======== RECORDS FOR THIS EXERCISE

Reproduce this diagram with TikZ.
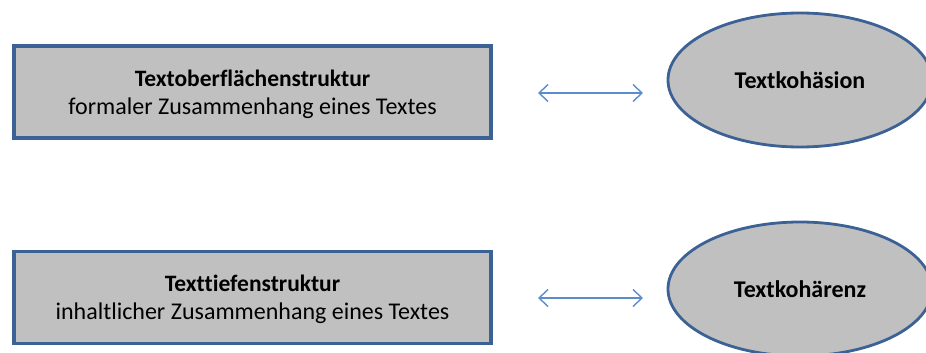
\documentclass[tikz,border=0pt]{standalone}
\usepackage{fontspec}
\setmainfont{Carlito}[Ligatures=NoCommon]
\usetikzlibrary{shapes.geometric,arrows.meta}
\definecolor{boxfill}{HTML}{C0C0C0}
\definecolor{boxline}{HTML}{3B6195}
\definecolor{arrowblue}{HTML}{5B8CCB}
\begin{document}
\begin{tikzpicture}[x=1pt,y=-1pt,
  textbox/.style={draw=boxline,line width=3.1pt,fill=boxfill,rectangle,
    minimum width=477pt,minimum height=92pt,inner sep=0pt},
  boxtext/.style={align=center,inner sep=0pt,font=\fontsize{24}{27.5}\selectfont},
  heading/.style={font=\bfseries\fontsize{23.5}{27.5}\selectfont},
  topic/.style={draw=boxline,line width=2.8pt,fill=boxfill,ellipse,
    minimum width=264pt,minimum height=134pt,inner sep=0pt,
    font=\bfseries\fontsize{24}{28}\selectfont},
  link/.style={draw=arrowblue,line width=1.4pt,
    {Straight Barb[length=9pt,width=17pt]}-{Straight Barb[length=9pt,width=17pt]}}]
\useasboundingbox (0,0) rectangle (926,353);
\clip (0,0) rectangle (926,353);
\fill[white] (0,0) rectangle (926,353);
% the two structure boxes
\node[textbox] (surface) at (252.5,92) {};
\node[boxtext] (surfacetext) at ([yshift=-2.5pt]surface.center)
  {{\bfseries\fontsize{23.5}{27.5}\selectfont Textoberflächenstruktur}\\formaler Zusammenhang eines Textes};
\node[textbox] (depth) at (252.5,297.5) {};
\node[boxtext] (depthtext) at ([yshift=-2pt]depth.center)
  {{\bfseries\fontsize{23.5}{27.5}\selectfont Texttiefenstruktur}\\inhaltlicher Zusammenhang eines Textes};
% the two ellipses
\node[topic] (cohesion) at (800,80) {Textkohäsion};
\node[topic] (coherence) at (800,289) {Textkohärenz};
% double-headed links between them
\coordinate (a1) at (538,93);
\coordinate (b1) at (643,93);
\coordinate (a2) at (538,298);
\coordinate (b2) at (643,298);
\draw[link] (a1) -- (b1);
\draw[link] (a2) -- (b2);
\end{tikzpicture}
\end{document}
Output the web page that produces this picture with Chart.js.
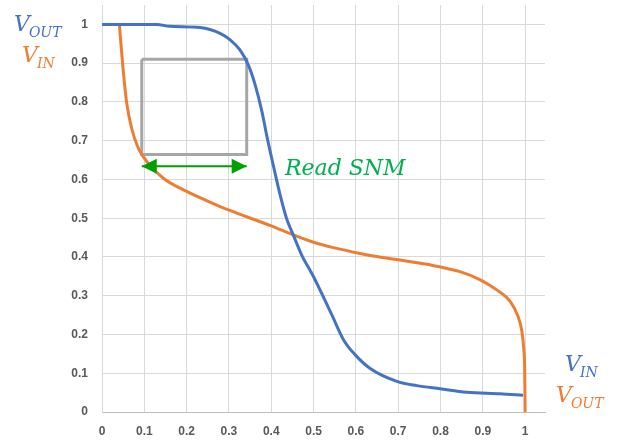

================

Transcribe the material exactly, keeping every word and none of the pictures.

Reproduce this diagram with TikZ.
\documentclass[tikz,border=0pt]{standalone}
\usepackage{fontspec}
\setmainfont{Carlito}[Ligatures=NoCommon]
\usetikzlibrary{shapes.geometric,arrows.meta}
\definecolor{boxfill}{HTML}{C0C0C0}
\definecolor{boxline}{HTML}{3B6195}
\definecolor{arrowblue}{HTML}{5B8CCB}
\begin{document}
\begin{tikzpicture}[x=1pt,y=-1pt,
  textbox/.style={draw=boxline,line width=3.1pt,fill=boxfill,rectangle,
    minimum width=477pt,minimum height=92pt,inner sep=0pt},
  boxtext/.style={align=center,inner sep=0pt,font=\fontsize{24}{27.5}\selectfont},
  heading/.style={font=\bfseries\fontsize{23.5}{27.5}\selectfont},
  topic/.style={draw=boxline,line width=2.8pt,fill=boxfill,ellipse,
    minimum width=264pt,minimum height=134pt,inner sep=0pt,
    font=\bfseries\fontsize{24}{28}\selectfont},
  link/.style={draw=arrowblue,line width=1.4pt,
    {Straight Barb[length=9pt,width=17pt]}-{Straight Barb[length=9pt,width=17pt]}}]
\useasboundingbox (0,0) rectangle (926,353);
\clip (0,0) rectangle (926,353);
\fill[white] (0,0) rectangle (926,353);
% the two structure boxes
\node[textbox] (surface) at (252.5,92) {};
\node[boxtext] (surfacetext) at ([yshift=-2.5pt]surface.center)
  {{\bfseries\fontsize{23.5}{27.5}\selectfont Textoberflächenstruktur}\\formaler Zusammenhang eines Textes};
\node[textbox] (depth) at (252.5,297.5) {};
\node[boxtext] (depthtext) at ([yshift=-2pt]depth.center)
  {{\bfseries\fontsize{23.5}{27.5}\selectfont Texttiefenstruktur}\\inhaltlicher Zusammenhang eines Textes};
% the two ellipses
\node[topic] (cohesion) at (800,80) {Textkohäsion};
\node[topic] (coherence) at (800,289) {Textkohärenz};
% double-headed links between them
\coordinate (a1) at (538,93);
\coordinate (b1) at (643,93);
\coordinate (a2) at (538,298);
\coordinate (b2) at (643,298);
\draw[link] (a1) -- (b1);
\draw[link] (a2) -- (b2);
\end{tikzpicture}
\end{document}
Output the web page that produces this picture with Chart.js.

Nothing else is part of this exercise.